Towns prospered and merchants built fine homes. They erected trade guildhalls and other public buildings and endowed churches of cathedral-like proportions. Because local stone was scarce, timber was the chief domestic building material. Many examples of these medieval timber-framed houses — often plastered and color-washed — survive today.

Area interests

Halstead, six miles north of Braintree, is where Courtauld opened his Townsford Mill in 1827. Here his family went on to become pioneers in the weaving of rayon, the first of the synthetic fabrics. The mill, prettily sited beside a stream, is now an antique center. About five miles to the west, the village of Thaxted has a Cutlers Hall, a fine example of the trade guildhalls.

Antique shops in Lavenham.

Sudbury, to the north, a wool town during the Middle Ages, now preserves its history through many half-timbered houses and three gracious old churches. The 18th-century English artist Thomas Gainsborough was born here, in a house that has become an art center. Although best known as a portrait painter, he enjoyed working on landscapes of the surrounding countryside.

Lavenham is without doubt one of England’s most picturesque towns. Among its immaculately preserved houses you will find the magnificent 16th-century Guildhall of Corpus Christi, now a National Trust property containing a museum dedicated to 700 years of the East Anglian wool trade.

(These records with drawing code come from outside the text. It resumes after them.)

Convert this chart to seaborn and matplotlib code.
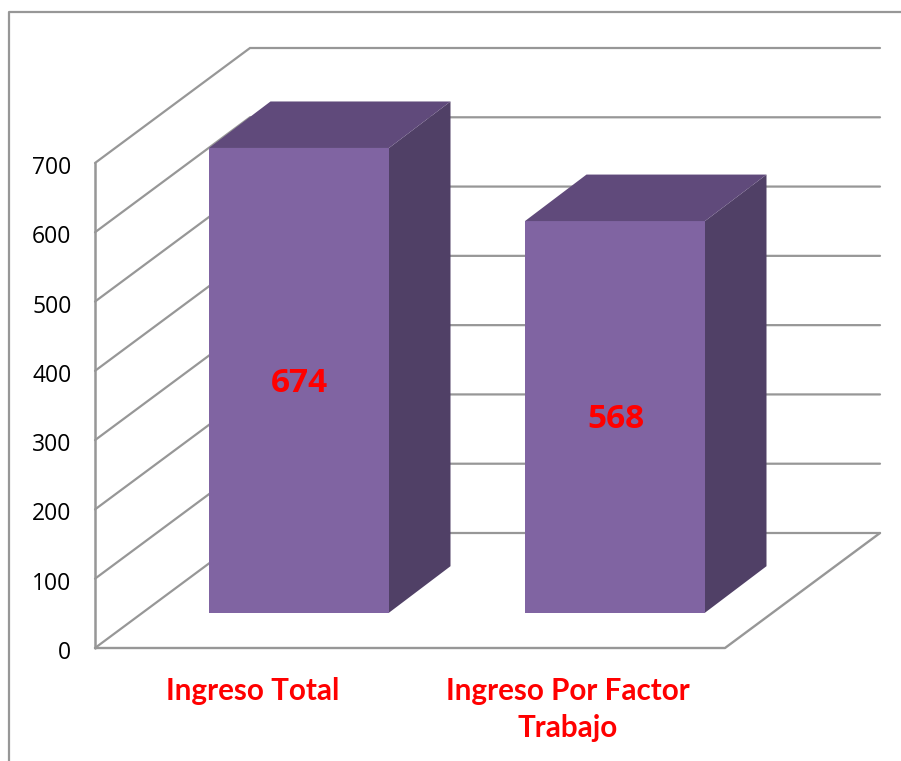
import matplotlib
matplotlib.use("Agg")
import matplotlib.pyplot as plt
from matplotlib.lines import Line2D
from matplotlib.patches import Polygon
from matplotlib.transforms import ScaledTranslation
import seaborn as sns

categories = ["Ingreso Total", "Ingreso Por Factor\nTrabajo"]
values = [674, 568]
y_ticks = [0, 100, 200, 300, 400, 500, 600, 700]

W, H = 901, 761
GREY = "#979797"
FRONT = "#8064A2"
TOP = "#604A7B"
SIDE = "#504066"
RED = "#FF0000"

sns.set_style("white")
plt.rcParams["font.family"] = ["Lato", "DejaVu Sans"]


def box(left, right, top, bottom):
    # pixel box from the top left corner -> figure fractions
    return [left / W, 1 - bottom / H, (right - left) / W, (bottom - top) / H]


fig = plt.figure(figsize=(W / 100, H / 100), dpi=100)

# front plane of the chart, holds both axes labels
ax = fig.add_axes(box(95, 725, 163, 648))
ax.set_xlim(-0.5, 1.5)
ax.set_ylim(0, 700)
ax.set_xticks([0, 1])
ax.set_xticklabels(categories, color=RED, fontsize=21.3, fontweight="bold", linespacing=1.38)
ax.set_yticks(y_ticks)
ax.tick_params(axis="x", length=0, pad=21)
ax.tick_params(axis="y", length=0, pad=17, labelsize=16.5, labelcolor="black")
nudge = ScaledTranslation(0, -2 / 100, fig.dpi_scale_trans)
for lab in ax.get_yticklabels():
    lab.set_family("Open Sans")
    lab.set_transform(lab.get_transform() + nudge)
ax.patch.set_visible(False)
for s in ax.spines.values():
    s.set_visible(False)

# depth of the walls and floor, in data units of ax
wall_dx = 155 / 315
wall_dy = 115 / (485 / 700)
x0, x1 = -0.5, 1.5
for t in y_ticks:
    ax.plot([x0, x0 + wall_dx, x1 + wall_dx], [t, t + wall_dy, t + wall_dy],
            color=GREY, lw=1.6, clip_on=False, zorder=1, solid_joinstyle="miter")
ax.plot([x0, x0], [0, 700], color=GREY, lw=1.8, clip_on=False, zorder=1)
ax.plot([x0, x1, x1 + wall_dx], [0, 0, wall_dy], color=GREY, lw=1.7, clip_on=False, zorder=1)

# bars sit in their own plane, further back than the axis
ax_bars = fig.add_axes(box(141, 773, 612.7 - 0.6895 * 700, 612.7))
ax_bars.patch.set_visible(False)
sns.barplot(x=categories, y=values, ax=ax_bars, color=FRONT, saturation=1, width=180 / 316,
            linewidth=0, edgecolor="none")
ax_bars.set_xlim(-0.5, 1.5)
ax_bars.set_ylim(0, 700)
ax_bars.axis("off")

bar_dx = 61.5 / 316
bar_dy = 46.5 / 0.6895
for bar in ax_bars.patches:
    l, r = bar.get_x(), bar.get_x() + bar.get_width()
    h = bar.get_height()
    ax_bars.add_patch(Polygon([(r, 0), (r + bar_dx, bar_dy), (r + bar_dx, h + bar_dy), (r, h)],
                              facecolor=SIDE, edgecolor="none", clip_on=False))
    ax_bars.add_patch(Polygon([(l, h), (l + bar_dx, h + bar_dy), (r + bar_dx, h + bar_dy), (r, h)],
                              facecolor=TOP, edgecolor="none", clip_on=False))

anns = ax_bars.bar_label(ax_bars.containers[0], labels=[str(v) for v in values], label_type="center",
                         color=RED, fontsize=24, fontweight="bold", family="Open Sans")
for a in anns:
    a.xyann = (0.5, -2)

# chart area frame, only the top and left edges are in the crop
fig.add_artist(Line2D([9 / W, 9 / W, 1], [0, 1 - 12 / H, 1 - 12 / H], color=GREY, lw=1.6))

fig.savefig("out.png", dpi=100)
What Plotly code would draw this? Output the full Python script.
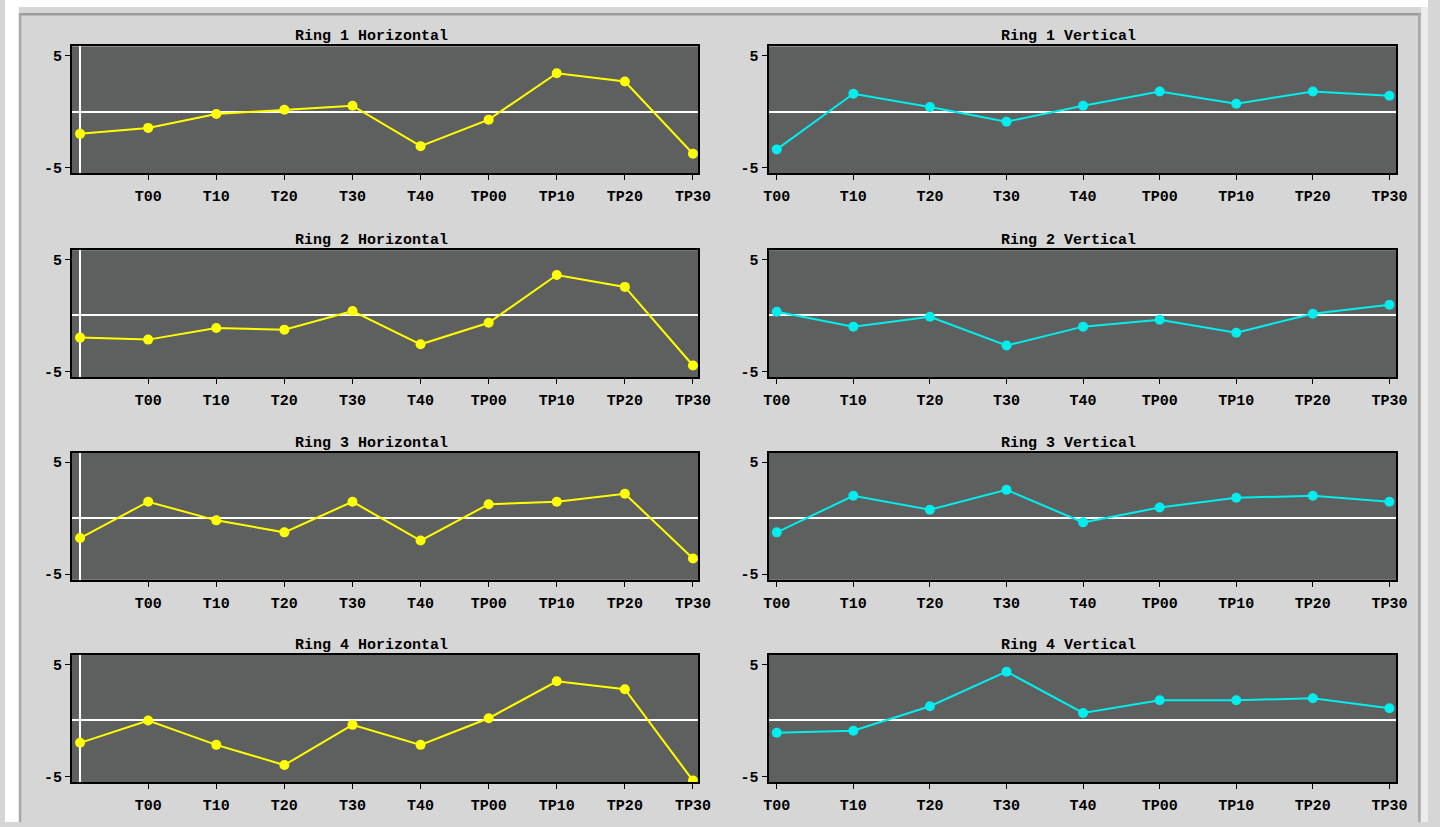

Less obvious is the old Wool Hall because it is incorporated into the 14th-century Swan Hotel (High Street, Lavenham, Suffolk; phone 1787 247477), an excellent choice for an overnight stay. (The weekend getaway rate was about £53 [$96].) Slightly apart from the community, the local church was built around the turn of the 16th century.

Turning east toward Hadleigh, another wool town with a fine church and guildhall, we entered Dedham Vale. This is Constable Country, a beautiful landscape of gentle hills and valleys, rivers and streams, still as inspiring as ever. You’ll want to linger in Dedham, a picture-postcard village of timbered houses and Georgian frontages containing shops and businesses which serve this and surrounding communities.

St. Mary’s Church dominates the village center. It was featured in Constable’s works and owes its beginnings to a wealthy wool merchant. Do take time out for a short walk along the footpath to the River Stour for a view of Flatford Mill, another Constable favorite which has changed little since the artist made it famous.

Colchester and Coggeshall

Continuing on through Dedham Vale, you will come to Colchester, Britain’s oldest recorded town. Far from the sea now, it was a major port in the Middle Ages, with wool as its main export until 16th-century Flemish weavers reversed the trade. They settled here in an attractive area known as the Dutch Quarter, where narrow lanes are still lined with half-timbered houses built by those first weavers who brought prosperity to Colchester. The Rose and Crown Hotel (East St.; phone 01206 866677 or visit www.best western.com), originally a 14th-century posting house, is one of several good hotels in town. The standard rate is £76 ($140).

The final stop on our triangular tour was Coggeshall (pronounced “Coxhall”), another principal weaving center. Paycockes, a National Trust property, is open to the public. Noted for its fine wood paneling and woodcarving, it illustrates a prosperous wool merchant’s home at the beginning of the 16th century.

Another sign of past wealth is the church of St. Peter ad Vinculum, rebuilt in the 15th century in the rich cathedral style of the wool towns but incorporating material from Roman remains.

Coggeshall deserves far more time than we were able to give it, and we suggest at least half a day. This town is known for its antique shops and restorers who specialize in clocks and metalwork as well as rare books. The Coggeshall antiques fair, held on Sundays, has some really superior antiques and collectibles.

The White Hart Hotel (Market End, Coggeshall, Essex; phone 137 561654), at £95 double, lives up to its five stars, while the Chapel Inn on Market Hill, said to occupy the site of a former chapel, serves a great English Sunday lunch (£35, or $65, for two, including bar drinks).